#### GOAL
From the first line of the data below through the line holding "(122,128) rectangle (1080,651);", output each line exactly and leave the pictures out.

#### MATERIAL

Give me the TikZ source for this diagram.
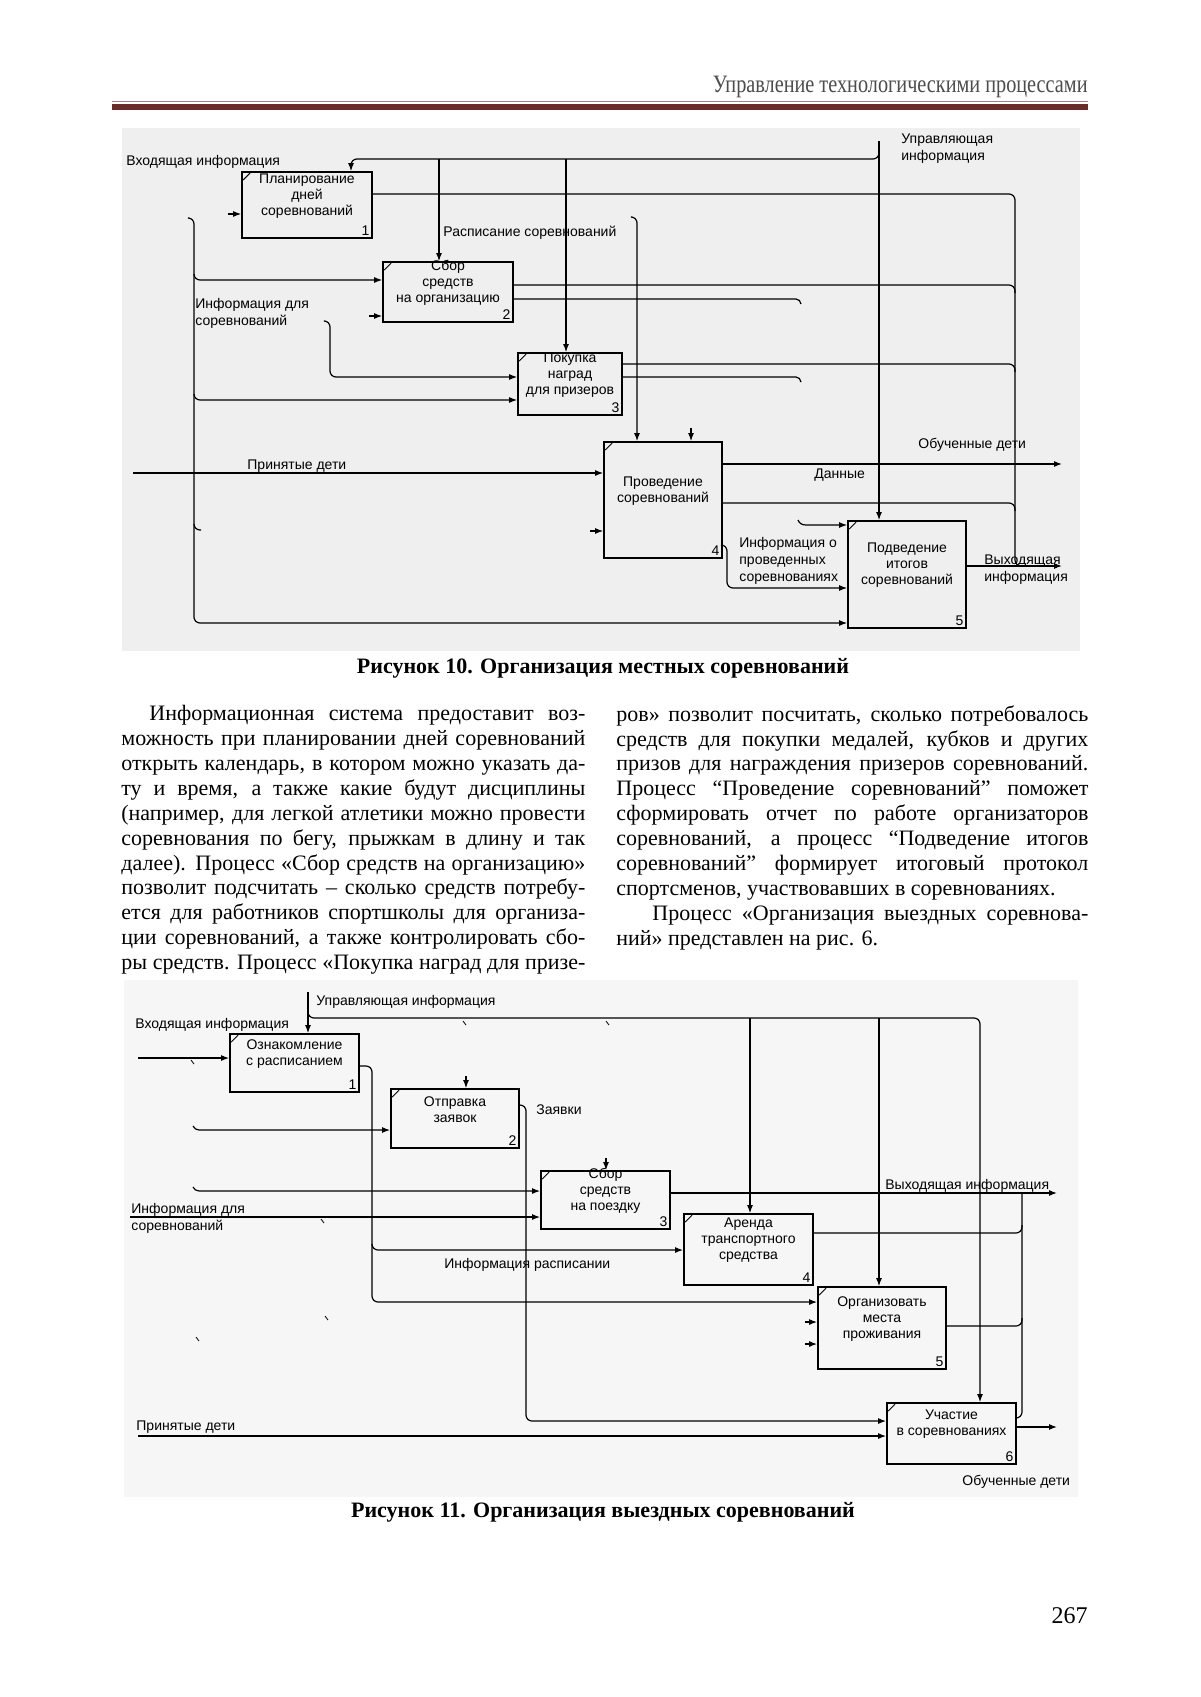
\documentclass[tikz,border=0pt]{standalone}
\usepackage{fontspec}
\setmainfont{Liberation Serif}
\newfontfamily\diagfont{Liberation Sans}
\newfontfamily\headfont[FakeStretch=0.81]{Liberation Serif}
\usetikzlibrary{arrows.meta,fit,calc}

\definecolor{rulered}{HTML}{6B2B2B}
\definecolor{figgray}{HTML}{EFEFEF}
\definecolor{figgrayb}{HTML}{F6F6F6}

\tikzstyle{pbox}=[draw,line width=0.9pt,inner sep=0pt]
\tikzstyle{ptext}=[font=\diagfont\fontsize{7}{8}\selectfont,align=center,inner sep=0pt]
\tikzstyle{pnum}=[font=\diagfont\fontsize{7}{8}\selectfont,inner sep=1.5pt]
\tikzstyle{lab}=[font=\diagfont\fontsize{7}{8.5}\selectfont,align=left,inner sep=0pt]
\tikzstyle{arr}=[draw,line width=0.6pt,-{Latex[length=4pt,width=3pt]}]
\tikzstyle{ln}=[draw,line width=0.6pt]
\tikzstyle{tick}=[draw,line width=0.4pt]
\tikzstyle{body}=[font=\fontsize{11}{12.45}\selectfont,align=left,inner sep=0pt]
\tikzstyle{capt}=[font=\bfseries\fontsize{11}{13}\selectfont,inner sep=0pt]

\newcommand{\jl}[1]{\makebox[236pt][s]{#1}}
\newcommand{\jend}[1]{\makebox[236pt][l]{#1}}
\newcommand{\jlL}[1]{\makebox[232pt][s]{#1}}

% box: name, x1, y1, x2, y2, text, number
\newcommand{\procbox}[7]{%
  \node[pbox,fit={(#2,#3) (#4,#5)}] (#1) {};
  \node[ptext] (#1t) at ([yshift=4.5pt]#1.center) {#6};
  \node[pnum,anchor=south east] (#1n) at (#1.south east) {#7};
  \draw[line width=0.5pt] ($(#1.north west)+(2,9)$) -- ($(#1.north west)+(9,2)$);
}

\begin{document}
\begin{tikzpicture}[x=0.5pt,y=-0.5pt]
\fill[white] (0,0) rectangle (1200,1697);
\useasboundingbox (0,0) rectangle (1200,1697);

% header
\node[font=\headfont\fontsize{12.5}{14}\selectfont,text=black!70,anchor=base east,inner sep=0pt] (head) at (1088,92) {Управление технологическими процессами};
\draw[rulered!60,line width=0.5pt] (112,101) -- (1088,101);
\fill[rulered] (112,104) rectangle (1088,110);

% ---------- figure 10
\fill[figgray] (122,128) rectangle (1080,651);

\procbox{a1}{242}{172}{372}{238}{Планирование\\дней\\соревнований}{1}
\procbox{a2}{383}{262}{513}{322}{Сбор\\средств\\на организацию}{2}
\procbox{a3}{518}{353}{622}{415}{Покупка\\наград\\для призеров}{3}
\procbox{a4}{604}{442}{722}{558}{Проведение\\соревнований}{4}
\procbox{a5}{848}{521}{966}{628}{Подведение\\итогов\\соревнований}{5}

\node[lab,anchor=west] (inA) at (126,162) {Входящая информация};
\node[lab,anchor=west] (ctlA) at (901,149) {Управляющая\\информация};
\node[lab,anchor=west] (rasp) at (443,233) {Расписание соревнований};
\node[lab,anchor=west] (infA) at (195,313) {Информация для\\соревнований};
\node[lab,anchor=base west] (kids) at (247,469) {Принятые дети};
\node[lab,anchor=west] (outk) at (918,445) {Обученные дети};
\node[lab,anchor=west] (data) at (814,475) {Данные};
\node[lab,anchor=west] (held) at (739,561) {Информация о\\проведенных\\соревнованиях};
\node[lab,anchor=west] (outA) at (984,570) {Выходящая\\информация};

% controls
\coordinate (c1) at (879,141);
\draw[arr] (c1) -- (c1 |- a5.north);
\draw[arr,rounded corners=3] (879,152) |- (351,159) -- (a1.north -| 351,0);
\foreach \xx/\bx in {439/a2, 566/a3}
  \draw[arr] (\xx,159) -- (\bx.north -| \xx,0);
\draw[arr,rounded corners=3] (632,217) -| (a4.north -| 637,0);
\draw[arr] ($(a4.north -| 691,0)+(0,-13)$) -- (a4.north -| 691,0);

% outputs
\draw[ln,rounded corners=3] (a1.east |- 0,194) -| (1015,566) -- (1024,566);
\foreach \yy/\bx in {285/a2, 364/a3, 503/a4}
  \draw[ln,rounded corners=3] (\bx.east |- 0,\yy) -| (1015,\yy+8);
\foreach \yy/\bx in {299/a2, 377/a3}
  \draw[ln] (\bx.east |- 0,\yy) -- (796,\yy) to[out=0,in=100] (801,\yy+5);
\draw[arr] (a4.east |- 0,464) -- (1062,464);
\draw[arr] (a5.east |- 0,566) -- (1062,566);
\draw[arr,rounded corners=3] (a4.east |- 0,545) -| (727,588) -- (a5.west |- 0,588);

% inputs
\draw[arr,rounded corners=3] (189,218) -| (194,623) -- (a5.west |- 0,623);
\foreach \yy/\bx in {280/a2, 400/a3}
  \draw[arr,rounded corners=3] (194,\yy-6) |- (\bx.west |- 0,\yy);
\draw[ln,rounded corners=3] (194,524) |- (201,530);
\draw[arr,rounded corners=3] (325,321) -| (330,377) -- (a3.west |- 0,377);
\draw[arr] (133,473) -- (a4.west |- 0,473);
\draw[arr] (798,520) to[out=-70,in=180] (806,525) -- (a5.west |- 0,525);
\foreach \yy/\bx in {214/a1, 316/a2, 531/a4}
  \draw[arr] ($(\bx.west |- 0,\yy)+(-13,0)$) -- (\bx.west |- 0,\yy);

\node[capt] (cap10) at (603,668) {Рисунок 10. Организация местных соревнований};

% ---------- text columns
\node[body,anchor=north west] (colL) at (121,705) {%
\jlL{\hspace*{14pt}Информационная система предоставит воз-}\\
\jlL{можность при планировании дней соревнований}\\
\jlL{открыть календарь, в котором можно указать да-}\\
\jlL{ту и время, а также какие будут дисциплины}\\
\jlL{(например, для легкой атлетики можно провести}\\
\jlL{соревнования по бегу, прыжкам в длину и так}\\
\jlL{далее). Процесс «Сбор средств на организацию»}\\
\jlL{позволит подсчитать – сколько средств потребу-}\\
\jlL{ется для работников спортшколы для организа-}\\
\jlL{ции соревнований, а также контролировать сбо-}\\
\jlL{ры средств. Процесс «Покупка наград для призе-}};
\node[body,anchor=north west] (colR) at (616,705) {%
\jl{ров» позволит посчитать, сколько потребовалось}\\
\jl{средств для покупки медалей, кубков и других}\\
\jl{призов для награждения призеров соревнований.}\\
\jl{Процесс “Проведение соревнований” поможет}\\
\jl{сформировать отчет по работе организаторов}\\
\jl{соревнований, а процесс “Подведение итогов}\\
\jl{соревнований” формирует итоговый протокол}\\
\jend{спортсменов, участвовавших в соревнованиях.}\\
\jl{\hspace*{18pt}Процесс «Организация выездных соревнова-}\\
\jend{ний» представлен на рис. 6.}};

% ---------- figure 11
\fill[figgrayb] (124,980) rectangle (1078,1497);

\procbox{b1}{230}{1034}{359}{1092}{Ознакомление\\с расписанием}{1}
\procbox{b2}{391}{1089}{519}{1148}{Отправка\\заявок}{2}
\procbox{b3}{541}{1171}{670}{1229}{Сбор\\средств\\на поездку}{3}
\procbox{b4}{684}{1214}{813}{1285}{Аренда\\транспортного\\средства}{4}
\procbox{b5}{818}{1287}{946}{1369}{Организовать\\места\\проживания}{5}
\procbox{b6}{887}{1403}{1016}{1464}{Участие\\в соревнованиях}{6}

\node[lab,anchor=west] (ctlB) at (316,1002) {Управляющая информация};
\node[lab,anchor=west] (inB) at (135,1025) {Входящая информация};
\node[lab,anchor=west] (req) at (536,1110) {Заявки};
\node[lab,anchor=west] (infB) at (131,1218) {Информация для\\соревнований};
\node[lab,anchor=base west] (outB) at (885,1189) {Выходящая информация};
\node[lab,anchor=west] (sched) at (444,1265) {Информация расписании};
\node[lab,anchor=base west] (kidsB) at (136,1430) {Принятые дети};
\node[lab,anchor=west] (outkB) at (962,1482) {Обученные дети};

% controls
\coordinate (c2) at (308,992);
\draw[arr] (c2) -- (c2 |- b1.north);
\draw[arr,rounded corners=3] (308,1012) |- (980,1018) -- (b6.north -| 980,0);
\foreach \xx/\bx in {750/b4, 879/b5}
  \draw[arr] (\xx,1018) -- (\bx.north -| \xx,0);
\foreach \xx in {463,606}
  \draw[tick] (\xx,1021) -- (\xx+3,1025);
\foreach \xx/\bx in {466/b2, 606/b3}
  \draw[arr] ($(\bx.north -| \xx,0)+(0,-12)$) -- (\bx.north -| \xx,0);

% inputs
\draw[arr] (138,1058) -- (b1.west |- 0,1058);
\foreach \yy/\bx in {1130/b2, 1191/b3}
  \draw[arr] (193,\yy-4) to[out=-60,in=180] (199,\yy) -- (\bx.west |- 0,\yy);
\draw[arr] (130,1217) -- (b3.west |- 0,1217);
\foreach \xa/\ya in {191/1060, 321/1219, 325/1316, 196/1337}
  \draw[tick] (\xa,\ya) -- (\xa+3,\ya+4);
\draw[arr,rounded corners=3] (b1.east |- 0,1066) -| (372,1302) -- (b5.west |- 0,1302);
\draw[arr,rounded corners=3] (372,1244) |- (b4.west |- 0,1250);
\draw[arr,rounded corners=3] (b2.east |- 0,1105) -| (526,1421) -- (b6.west |- 0,1421);
\draw[arr] (138,1436) -- (b6.west |- 0,1436);
\foreach \yy in {1322,1344}
  \draw[arr] ($(b5.west |- 0,\yy)+(-12,0)$) -- (b5.west |- 0,\yy);

% outputs
\draw[arr] (b3.east |- 0,1193) -- (1057,1193);
\draw[ln,rounded corners=3] (1022,1193) |- (b6.east |- 0,1418);
\foreach \yy/\bx in {1233/b4, 1326/b5}
  \draw[ln,rounded corners=3] (\bx.east |- 0,\yy) -| (1022,\yy-8);
\draw[arr] (b6.east |- 0,1427) -- (1057,1427);

\node[capt] (cap11) at (603,1512) {Рисунок 11. Организация выездных соревнований};
\node[font=\fontsize{12}{14}\selectfont,anchor=base east,inner sep=0pt] (pnum) at (1088,1623) {267};

\end{tikzpicture}
\end{document}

#### SOLVED EXERCISE
Give me the TikZ source for this diagram.
\documentclass[tikz,border=0pt]{standalone}
\usepackage{fontspec}
\setmainfont{Liberation Serif}
\newfontfamily\diagfont{Liberation Sans}
\newfontfamily\headfont[FakeStretch=0.81]{Liberation Serif}
\usetikzlibrary{arrows.meta,fit,calc}

\definecolor{rulered}{HTML}{6B2B2B}
\definecolor{figgray}{HTML}{EFEFEF}
\definecolor{figgrayb}{HTML}{F6F6F6}

\tikzstyle{pbox}=[draw,line width=0.9pt,inner sep=0pt]
\tikzstyle{ptext}=[font=\diagfont\fontsize{7}{8}\selectfont,align=center,inner sep=0pt]
\tikzstyle{pnum}=[font=\diagfont\fontsize{7}{8}\selectfont,inner sep=1.5pt]
\tikzstyle{lab}=[font=\diagfont\fontsize{7}{8.5}\selectfont,align=left,inner sep=0pt]
\tikzstyle{arr}=[draw,line width=0.6pt,-{Latex[length=4pt,width=3pt]}]
\tikzstyle{ln}=[draw,line width=0.6pt]
\tikzstyle{tick}=[draw,line width=0.4pt]
\tikzstyle{body}=[font=\fontsize{11}{12.45}\selectfont,align=left,inner sep=0pt]
\tikzstyle{capt}=[font=\bfseries\fontsize{11}{13}\selectfont,inner sep=0pt]

\newcommand{\jl}[1]{\makebox[236pt][s]{#1}}
\newcommand{\jend}[1]{\makebox[236pt][l]{#1}}
\newcommand{\jlL}[1]{\makebox[232pt][s]{#1}}

% box: name, x1, y1, x2, y2, text, number
\newcommand{\procbox}[7]{%
  \node[pbox,fit={(#2,#3) (#4,#5)}] (#1) {};
  \node[ptext] (#1t) at ([yshift=4.5pt]#1.center) {#6};
  \node[pnum,anchor=south east] (#1n) at (#1.south east) {#7};
  \draw[line width=0.5pt] ($(#1.north west)+(2,9)$) -- ($(#1.north west)+(9,2)$);
}

\begin{document}
\begin{tikzpicture}[x=0.5pt,y=-0.5pt]
\fill[white] (0,0) rectangle (1200,1697);
\useasboundingbox (0,0) rectangle (1200,1697);

% header
\node[font=\headfont\fontsize{12.5}{14}\selectfont,text=black!70,anchor=base east,inner sep=0pt] (head) at (1088,92) {Управление технологическими процессами};
\draw[rulered!60,line width=0.5pt] (112,101) -- (1088,101);
\fill[rulered] (112,104) rectangle (1088,110);

% ---------- figure 10
\fill[figgray] (122,128) rectangle (1080,651);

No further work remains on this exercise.